* **Task details**
Pictures aside, quote the whole listing exactly.

* **Source data**
───
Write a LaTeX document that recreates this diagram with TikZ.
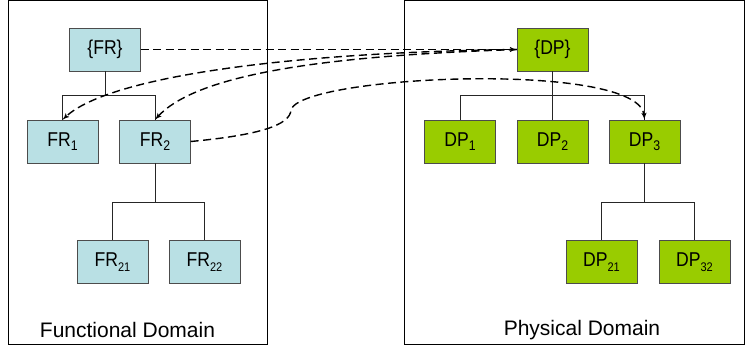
\documentclass[tikz,border=0pt]{standalone}
\usepackage{fontspec}
\setmainfont{Liberation Sans}
\newfontfamily\boxfont[FakeStretch=0.88]{Liberation Sans}
\usetikzlibrary{arrows}
\definecolor{frblue}{RGB}{185,224,228}
\definecolor{dpgreen}{RGB}{153,204,0}
\newcommand{\subone}[1]{\raisebox{-4.5pt}{\fontsize{14}{14}\selectfont #1}}
\newcommand{\subtwo}[1]{\raisebox{-5pt}{\fontsize{12.5}{12.5}\selectfont #1}}

\begin{document}
\begin{tikzpicture}[x=1pt,y=-1pt]
\tikzset{frbox/.style = {shape=rectangle,draw=black!70,fill=frblue,minimum width=71pt,minimum height=43pt,inner sep=0pt,font=\boxfont\fontsize{20}{22}\selectfont}}
\tikzset{dpbox/.style = {frbox,fill=dpgreen}}
\tikzset{branch/.style = {draw=black!85,line width=0.8pt}}
\tikzset{link/.style = {->,> = latex',dash pattern=on 8pt off 4.5pt,line width=1.4pt}}
\useasboundingbox (0,0) rectangle (745,349);
\draw[line width=0.8pt] (8,0.5) rectangle (267.5,344.5);
\draw[line width=0.8pt] (404,0.5) rectangle (744.5,344.5);
\node[font=\fontsize{21}{23}\selectfont] (fdom) at (127.5,330) {Functional Domain};
\node[font=\fontsize{21}{23}\selectfont] (pdom) at (582,330) {Physical Domain};

\node[frbox] (FR) at (105,49.5) {\{FR\}};
\node[frbox] (FR1) at (62.5,141.5) {FR\subone{1}};
\node[frbox] (FR2) at (155,141.5) {FR\subone{2}};
\node[frbox] (FR21) at (112.5,262) {FR\subtwo{21}};
\node[frbox] (FR22) at (204.5,262) {FR\subtwo{22}};

\node[dpbox] (DP) at (552.5,49.5) {\{DP\}};
\node[dpbox] (DP1) at (460,141.5) {DP\subone{1}};
\node[dpbox] (DP2) at (552.5,141.5) {DP\subone{2}};
\node[dpbox] (DP3) at (644.5,141.5) {DP\subone{3}};
\node[dpbox] (DP21) at (601.5,262) {DP\subtwo{21}};
\node[dpbox] (DP32) at (694.5,262) {DP\subtwo{32}};

\coordinate (jFR) at (105,95);
\coordinate (jFR2) at (155,202);
\coordinate (jDP) at (552.5,95);
\coordinate (jDP3) at (644.5,202);
\draw[branch] (FR.south) -- (jFR) -| (FR1.north);
\draw[branch] (jFR) -| (FR2.north);
\draw[branch] (FR2.south) -- (jFR2) -| (FR21.north);
\draw[branch] (jFR2) -| (FR22.north);
\draw[branch] (DP.south) -- (DP2.north);
\draw[branch] (jDP) -| (DP1.north);
\draw[branch] (jDP) -| (DP3.north);
\draw[branch] (DP3.south) -- (jDP3) -| (DP21.north);
\draw[branch] (jDP3) -| (DP32.north);

\coordinate (kink) at (291,110);
\draw[link] (FR.east) to (DP.west);
\draw[link] (DP.west) .. controls (300,52) and (110,75) .. (FR1.north);
\draw[link] (DP.west) .. controls (350,55) and (200,70) .. (FR2.north);
\draw[link] (FR2.east) .. controls (260,135) and (290,125) .. (kink)
  .. controls (300,75) and (640,60) .. (DP3.north);
\end{tikzpicture}
\end{document}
───
* **Expected answer**
Write a LaTeX document that recreates this diagram with TikZ.
\documentclass[tikz,border=0pt]{standalone}
\usepackage{fontspec}
\setmainfont{Liberation Sans}
\newfontfamily\boxfont[FakeStretch=0.88]{Liberation Sans}
\usetikzlibrary{arrows}
\definecolor{frblue}{RGB}{185,224,228}
\definecolor{dpgreen}{RGB}{153,204,0}
\newcommand{\subone}[1]{\raisebox{-4.5pt}{\fontsize{14}{14}\selectfont #1}}
\newcommand{\subtwo}[1]{\raisebox{-5pt}{\fontsize{12.5}{12.5}\selectfont #1}}

\begin{document}
\begin{tikzpicture}[x=1pt,y=-1pt]
\tikzset{frbox/.style = {shape=rectangle,draw=black!70,fill=frblue,minimum width=71pt,minimum height=43pt,inner sep=0pt,font=\boxfont\fontsize{20}{22}\selectfont}}
\tikzset{dpbox/.style = {frbox,fill=dpgreen}}
\tikzset{branch/.style = {draw=black!85,line width=0.8pt}}
\tikzset{link/.style = {->,> = latex',dash pattern=on 8pt off 4.5pt,line width=1.4pt}}
\useasboundingbox (0,0) rectangle (745,349);
\draw[line width=0.8pt] (8,0.5) rectangle (267.5,344.5);
\draw[line width=0.8pt] (404,0.5) rectangle (744.5,344.5);
\node[font=\fontsize{21}{23}\selectfont] (fdom) at (127.5,330) {Functional Domain};
\node[font=\fontsize{21}{23}\selectfont] (pdom) at (582,330) {Physical Domain};

\node[frbox] (FR) at (105,49.5) {\{FR\}};
\node[frbox] (FR1) at (62.5,141.5) {FR\subone{1}};
\node[frbox] (FR2) at (155,141.5) {FR\subone{2}};
\node[frbox] (FR21) at (112.5,262) {FR\subtwo{21}};
\node[frbox] (FR22) at (204.5,262) {FR\subtwo{22}};

\node[dpbox] (DP) at (552.5,49.5) {\{DP\}};
\node[dpbox] (DP1) at (460,141.5) {DP\subone{1}};
\node[dpbox] (DP2) at (552.5,141.5) {DP\subone{2}};
\node[dpbox] (DP3) at (644.5,141.5) {DP\subone{3}};
\node[dpbox] (DP21) at (601.5,262) {DP\subtwo{21}};
\node[dpbox] (DP32) at (694.5,262) {DP\subtwo{32}};

\coordinate (jFR) at (105,95);
\coordinate (jFR2) at (155,202);
\coordinate (jDP) at (552.5,95);
\coordinate (jDP3) at (644.5,202);
\draw[branch] (FR.south) -- (jFR) -| (FR1.north);
\draw[branch] (jFR) -| (FR2.north);
\draw[branch] (FR2.south) -- (jFR2) -| (FR21.north);
\draw[branch] (jFR2) -| (FR22.north);
\draw[branch] (DP.south) -- (DP2.north);
\draw[branch] (jDP) -| (DP1.north);
\draw[branch] (jDP) -| (DP3.north);
\draw[branch] (DP3.south) -- (jDP3) -| (DP21.north);
\draw[branch] (jDP3) -| (DP32.north);

\coordinate (kink) at (291,110);
\draw[link] (FR.east) to (DP.west);
\draw[link] (DP.west) .. controls (300,52) and (110,75) .. (FR1.north);
\draw[link] (DP.west) .. controls (350,55) and (200,70) .. (FR2.north);
\draw[link] (FR2.east) .. controls (260,135) and (290,125) .. (kink)
  .. controls (300,75) and (640,60) .. (DP3.north);
\end{tikzpicture}
\end{document}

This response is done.